──────── Dataset records ────────

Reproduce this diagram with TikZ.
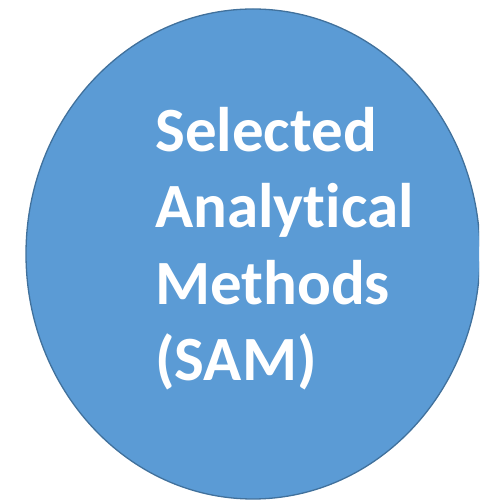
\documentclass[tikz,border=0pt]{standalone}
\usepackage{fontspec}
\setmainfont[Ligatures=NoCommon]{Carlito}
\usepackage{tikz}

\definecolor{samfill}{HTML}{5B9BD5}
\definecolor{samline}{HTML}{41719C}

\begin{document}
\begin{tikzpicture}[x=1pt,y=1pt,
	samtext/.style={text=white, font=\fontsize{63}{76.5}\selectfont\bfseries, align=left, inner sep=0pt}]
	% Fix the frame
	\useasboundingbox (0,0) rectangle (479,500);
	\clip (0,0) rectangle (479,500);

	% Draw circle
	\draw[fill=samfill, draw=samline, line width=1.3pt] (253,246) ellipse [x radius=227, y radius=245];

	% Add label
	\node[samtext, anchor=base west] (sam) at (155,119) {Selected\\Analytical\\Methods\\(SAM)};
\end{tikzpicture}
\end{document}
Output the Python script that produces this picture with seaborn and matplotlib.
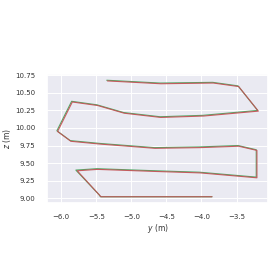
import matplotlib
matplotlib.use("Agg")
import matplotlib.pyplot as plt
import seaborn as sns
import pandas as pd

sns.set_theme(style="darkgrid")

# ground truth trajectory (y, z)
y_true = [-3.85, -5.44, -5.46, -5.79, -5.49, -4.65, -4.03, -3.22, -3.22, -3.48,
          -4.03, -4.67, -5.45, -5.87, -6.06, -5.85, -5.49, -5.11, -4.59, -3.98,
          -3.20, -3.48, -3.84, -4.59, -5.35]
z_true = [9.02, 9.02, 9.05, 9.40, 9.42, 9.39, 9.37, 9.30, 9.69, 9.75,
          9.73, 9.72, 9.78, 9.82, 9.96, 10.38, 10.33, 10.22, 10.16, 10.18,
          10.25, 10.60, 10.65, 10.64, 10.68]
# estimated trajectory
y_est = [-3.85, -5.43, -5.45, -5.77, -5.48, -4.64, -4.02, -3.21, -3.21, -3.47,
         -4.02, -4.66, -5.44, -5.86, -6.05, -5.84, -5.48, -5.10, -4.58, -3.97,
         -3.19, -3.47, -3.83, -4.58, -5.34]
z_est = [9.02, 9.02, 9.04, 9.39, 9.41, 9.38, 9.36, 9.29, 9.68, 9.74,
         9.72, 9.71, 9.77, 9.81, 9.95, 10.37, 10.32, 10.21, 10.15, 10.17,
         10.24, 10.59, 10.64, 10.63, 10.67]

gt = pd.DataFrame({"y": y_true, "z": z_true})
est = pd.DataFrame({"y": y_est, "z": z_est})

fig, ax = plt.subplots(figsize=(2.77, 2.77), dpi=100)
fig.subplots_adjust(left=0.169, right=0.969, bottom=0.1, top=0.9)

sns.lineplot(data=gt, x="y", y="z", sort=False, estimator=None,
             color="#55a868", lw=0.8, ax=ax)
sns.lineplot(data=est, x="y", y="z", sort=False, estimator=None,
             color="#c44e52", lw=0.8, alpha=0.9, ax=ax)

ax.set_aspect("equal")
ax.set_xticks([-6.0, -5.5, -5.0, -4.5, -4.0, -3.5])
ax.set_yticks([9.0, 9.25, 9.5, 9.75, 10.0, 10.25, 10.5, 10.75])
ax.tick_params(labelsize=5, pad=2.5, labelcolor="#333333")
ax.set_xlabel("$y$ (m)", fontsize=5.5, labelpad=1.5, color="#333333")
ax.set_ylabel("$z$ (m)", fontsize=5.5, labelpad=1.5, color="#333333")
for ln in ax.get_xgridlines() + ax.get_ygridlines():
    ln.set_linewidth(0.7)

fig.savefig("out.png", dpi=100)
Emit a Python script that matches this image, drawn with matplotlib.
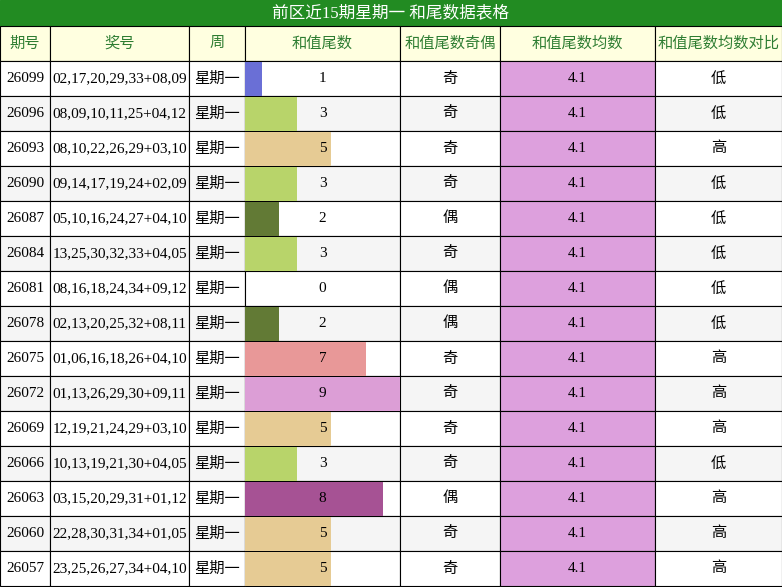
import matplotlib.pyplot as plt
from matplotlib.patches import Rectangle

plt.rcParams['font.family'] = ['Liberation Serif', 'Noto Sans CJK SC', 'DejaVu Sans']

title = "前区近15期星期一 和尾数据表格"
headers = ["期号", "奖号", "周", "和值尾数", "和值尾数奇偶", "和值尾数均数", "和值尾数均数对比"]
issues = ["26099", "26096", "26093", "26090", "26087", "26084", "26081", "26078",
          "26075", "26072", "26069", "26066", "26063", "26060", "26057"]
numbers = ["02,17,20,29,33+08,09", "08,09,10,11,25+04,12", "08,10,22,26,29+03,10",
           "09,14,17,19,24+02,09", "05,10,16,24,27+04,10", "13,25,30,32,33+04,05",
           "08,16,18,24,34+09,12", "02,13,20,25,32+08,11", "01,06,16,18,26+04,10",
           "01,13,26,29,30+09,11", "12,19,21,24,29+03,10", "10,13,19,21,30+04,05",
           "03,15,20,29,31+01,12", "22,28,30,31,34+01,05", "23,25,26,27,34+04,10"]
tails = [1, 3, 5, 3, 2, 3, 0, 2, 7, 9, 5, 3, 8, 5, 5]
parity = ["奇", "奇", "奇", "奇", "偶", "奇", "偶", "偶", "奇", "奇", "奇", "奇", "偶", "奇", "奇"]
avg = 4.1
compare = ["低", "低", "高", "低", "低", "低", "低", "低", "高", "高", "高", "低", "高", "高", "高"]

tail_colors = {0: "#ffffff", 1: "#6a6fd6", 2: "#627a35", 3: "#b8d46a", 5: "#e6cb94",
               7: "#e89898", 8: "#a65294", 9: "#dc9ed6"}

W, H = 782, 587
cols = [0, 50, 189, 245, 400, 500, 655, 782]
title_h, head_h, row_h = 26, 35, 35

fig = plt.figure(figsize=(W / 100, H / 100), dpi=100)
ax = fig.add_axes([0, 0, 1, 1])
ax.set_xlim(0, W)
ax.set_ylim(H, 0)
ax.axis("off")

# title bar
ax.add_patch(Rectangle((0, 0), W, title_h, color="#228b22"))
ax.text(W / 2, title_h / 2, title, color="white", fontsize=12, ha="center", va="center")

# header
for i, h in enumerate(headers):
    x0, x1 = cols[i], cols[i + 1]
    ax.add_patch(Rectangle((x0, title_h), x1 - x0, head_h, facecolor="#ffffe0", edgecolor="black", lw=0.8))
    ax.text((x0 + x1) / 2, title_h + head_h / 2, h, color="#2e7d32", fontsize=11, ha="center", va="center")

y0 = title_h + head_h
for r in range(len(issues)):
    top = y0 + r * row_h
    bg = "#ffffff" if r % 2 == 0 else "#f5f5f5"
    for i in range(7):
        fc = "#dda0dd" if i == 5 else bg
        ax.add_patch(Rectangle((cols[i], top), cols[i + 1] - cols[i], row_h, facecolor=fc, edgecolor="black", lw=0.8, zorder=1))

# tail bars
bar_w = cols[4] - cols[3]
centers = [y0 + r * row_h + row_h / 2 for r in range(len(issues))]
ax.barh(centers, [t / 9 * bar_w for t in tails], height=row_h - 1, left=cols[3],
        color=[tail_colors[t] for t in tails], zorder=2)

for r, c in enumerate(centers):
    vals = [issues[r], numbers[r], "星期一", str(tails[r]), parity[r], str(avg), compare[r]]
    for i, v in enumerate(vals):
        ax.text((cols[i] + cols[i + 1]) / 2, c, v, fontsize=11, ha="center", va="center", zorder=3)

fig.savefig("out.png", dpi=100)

────────

**Given request:** Copy out every line from the records that has the word "matplotlib".

**Exercise response:**
Output the Python script that produces this picture with seaborn and matplotlib.
import matplotlib
matplotlib.use("Agg")
import matplotlib.pyplot as plt
Emit a Python script that matches this image, drawn with matplotlib.
import matplotlib.pyplot as plt
from matplotlib.patches import Rectangle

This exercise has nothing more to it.